* _Given task_: Count the lines in the records below that contain the word "this", and give only that number.

****************

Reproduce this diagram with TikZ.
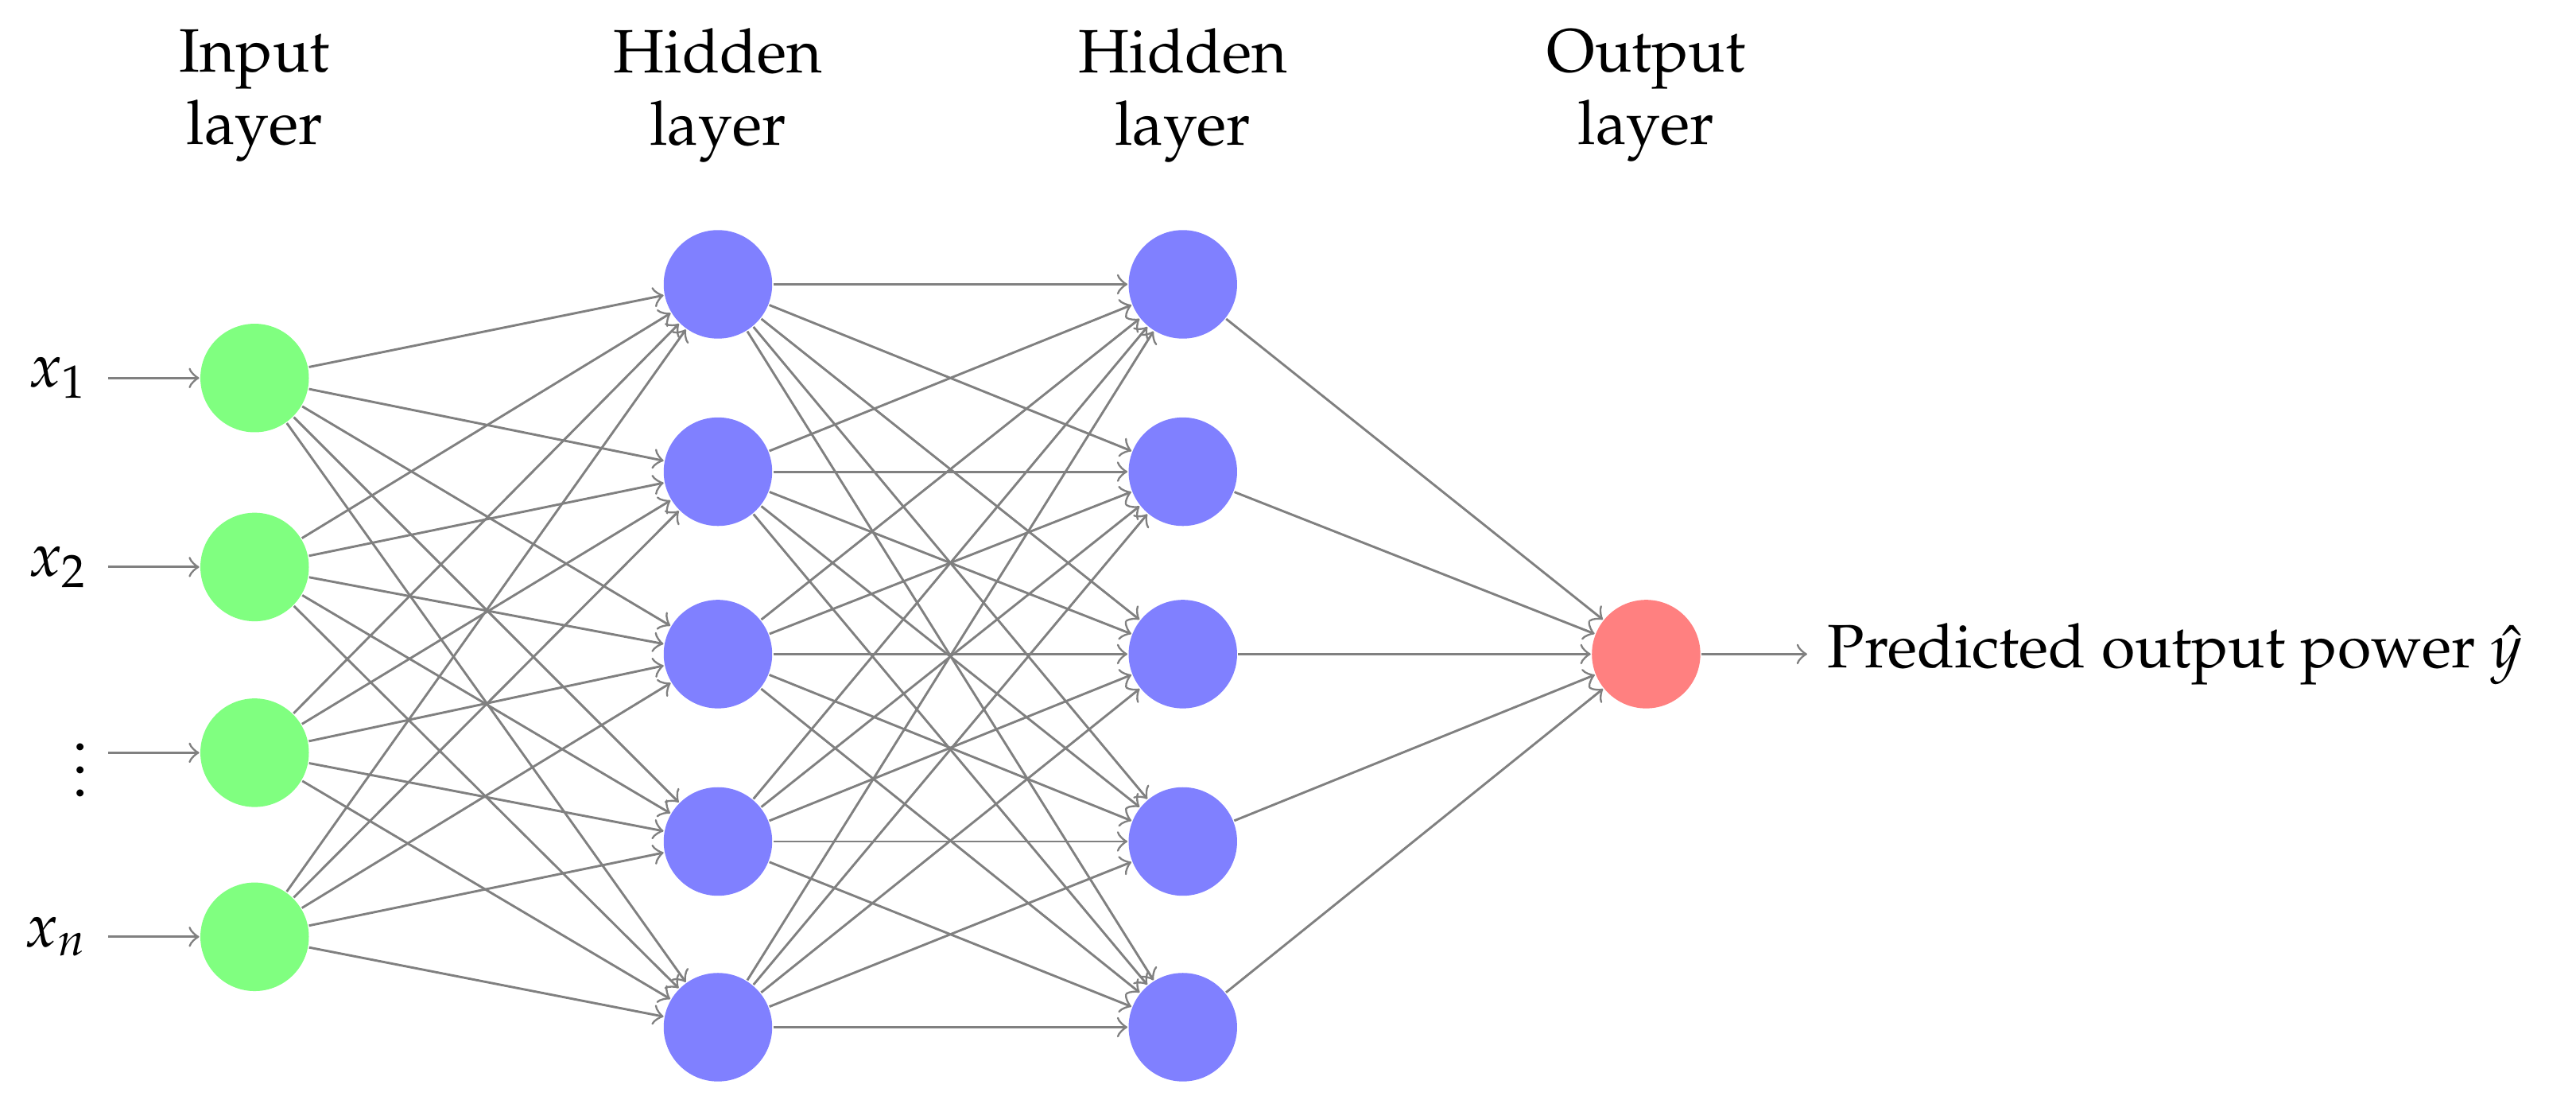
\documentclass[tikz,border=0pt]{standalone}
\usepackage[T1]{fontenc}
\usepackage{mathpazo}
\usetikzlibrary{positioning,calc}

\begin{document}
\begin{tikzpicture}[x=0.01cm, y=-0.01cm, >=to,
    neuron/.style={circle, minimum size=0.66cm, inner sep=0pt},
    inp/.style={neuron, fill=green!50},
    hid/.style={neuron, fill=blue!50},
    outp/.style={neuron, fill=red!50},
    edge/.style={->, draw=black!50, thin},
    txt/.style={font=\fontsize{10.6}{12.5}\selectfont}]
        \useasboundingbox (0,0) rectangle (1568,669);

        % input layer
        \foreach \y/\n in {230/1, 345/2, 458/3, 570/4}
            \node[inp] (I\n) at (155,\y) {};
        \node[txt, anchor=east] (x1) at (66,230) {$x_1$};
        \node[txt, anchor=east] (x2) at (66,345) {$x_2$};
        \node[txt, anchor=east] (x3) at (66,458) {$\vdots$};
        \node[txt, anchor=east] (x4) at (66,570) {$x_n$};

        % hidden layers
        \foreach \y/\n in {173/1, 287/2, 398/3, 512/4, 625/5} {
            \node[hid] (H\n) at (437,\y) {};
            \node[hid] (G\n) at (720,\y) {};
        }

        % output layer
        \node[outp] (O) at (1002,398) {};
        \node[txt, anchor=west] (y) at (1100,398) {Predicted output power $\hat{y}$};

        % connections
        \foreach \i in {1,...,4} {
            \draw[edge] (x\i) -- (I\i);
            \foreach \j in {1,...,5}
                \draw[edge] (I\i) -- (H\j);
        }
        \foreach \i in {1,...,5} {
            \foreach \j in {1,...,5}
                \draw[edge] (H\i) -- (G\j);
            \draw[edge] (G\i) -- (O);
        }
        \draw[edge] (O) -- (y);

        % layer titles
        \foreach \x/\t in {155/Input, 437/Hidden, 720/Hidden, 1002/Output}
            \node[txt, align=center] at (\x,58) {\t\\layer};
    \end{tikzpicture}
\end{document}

****************

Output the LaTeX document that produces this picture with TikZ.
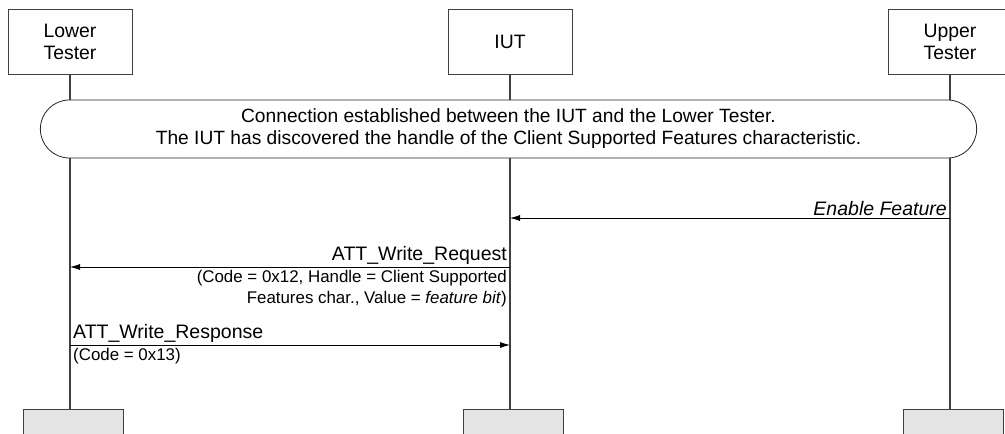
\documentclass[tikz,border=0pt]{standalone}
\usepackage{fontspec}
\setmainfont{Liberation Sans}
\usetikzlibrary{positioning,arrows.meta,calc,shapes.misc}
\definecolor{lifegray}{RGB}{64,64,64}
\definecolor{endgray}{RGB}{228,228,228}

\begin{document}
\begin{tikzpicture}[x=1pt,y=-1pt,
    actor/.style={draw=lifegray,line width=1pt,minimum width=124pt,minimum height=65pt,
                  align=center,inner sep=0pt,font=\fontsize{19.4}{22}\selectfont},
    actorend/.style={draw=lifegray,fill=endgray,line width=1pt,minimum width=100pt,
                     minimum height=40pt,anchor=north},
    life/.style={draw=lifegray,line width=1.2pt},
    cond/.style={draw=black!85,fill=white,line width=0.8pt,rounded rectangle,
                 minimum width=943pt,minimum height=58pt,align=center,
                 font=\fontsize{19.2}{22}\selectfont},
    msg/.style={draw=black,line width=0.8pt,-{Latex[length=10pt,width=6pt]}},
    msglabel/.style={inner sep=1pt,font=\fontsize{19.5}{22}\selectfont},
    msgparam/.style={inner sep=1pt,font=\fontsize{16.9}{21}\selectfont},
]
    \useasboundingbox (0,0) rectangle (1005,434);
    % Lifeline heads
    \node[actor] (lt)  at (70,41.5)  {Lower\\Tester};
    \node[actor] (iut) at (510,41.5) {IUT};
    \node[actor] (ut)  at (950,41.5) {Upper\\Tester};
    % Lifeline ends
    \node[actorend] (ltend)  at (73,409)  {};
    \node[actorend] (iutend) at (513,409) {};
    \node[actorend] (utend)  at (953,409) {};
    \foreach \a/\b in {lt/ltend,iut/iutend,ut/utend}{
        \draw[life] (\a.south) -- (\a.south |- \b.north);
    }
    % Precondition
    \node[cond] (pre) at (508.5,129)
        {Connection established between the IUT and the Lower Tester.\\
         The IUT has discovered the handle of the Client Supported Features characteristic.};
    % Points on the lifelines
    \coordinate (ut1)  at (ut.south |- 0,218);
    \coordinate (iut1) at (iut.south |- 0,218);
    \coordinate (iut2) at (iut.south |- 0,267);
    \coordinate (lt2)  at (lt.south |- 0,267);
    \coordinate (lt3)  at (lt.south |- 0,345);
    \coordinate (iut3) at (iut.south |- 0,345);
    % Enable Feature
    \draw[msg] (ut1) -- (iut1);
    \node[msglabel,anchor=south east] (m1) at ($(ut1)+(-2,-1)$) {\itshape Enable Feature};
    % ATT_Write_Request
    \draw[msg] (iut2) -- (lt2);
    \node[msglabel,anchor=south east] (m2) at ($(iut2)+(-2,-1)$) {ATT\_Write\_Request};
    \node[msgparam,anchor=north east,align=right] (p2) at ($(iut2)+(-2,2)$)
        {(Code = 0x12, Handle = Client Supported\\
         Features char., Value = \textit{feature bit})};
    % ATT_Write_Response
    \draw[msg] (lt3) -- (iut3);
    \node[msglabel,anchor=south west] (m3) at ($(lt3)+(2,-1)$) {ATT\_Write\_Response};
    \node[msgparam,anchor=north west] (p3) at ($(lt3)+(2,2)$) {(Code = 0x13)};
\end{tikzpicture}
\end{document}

****************

* _Exercise response_: 2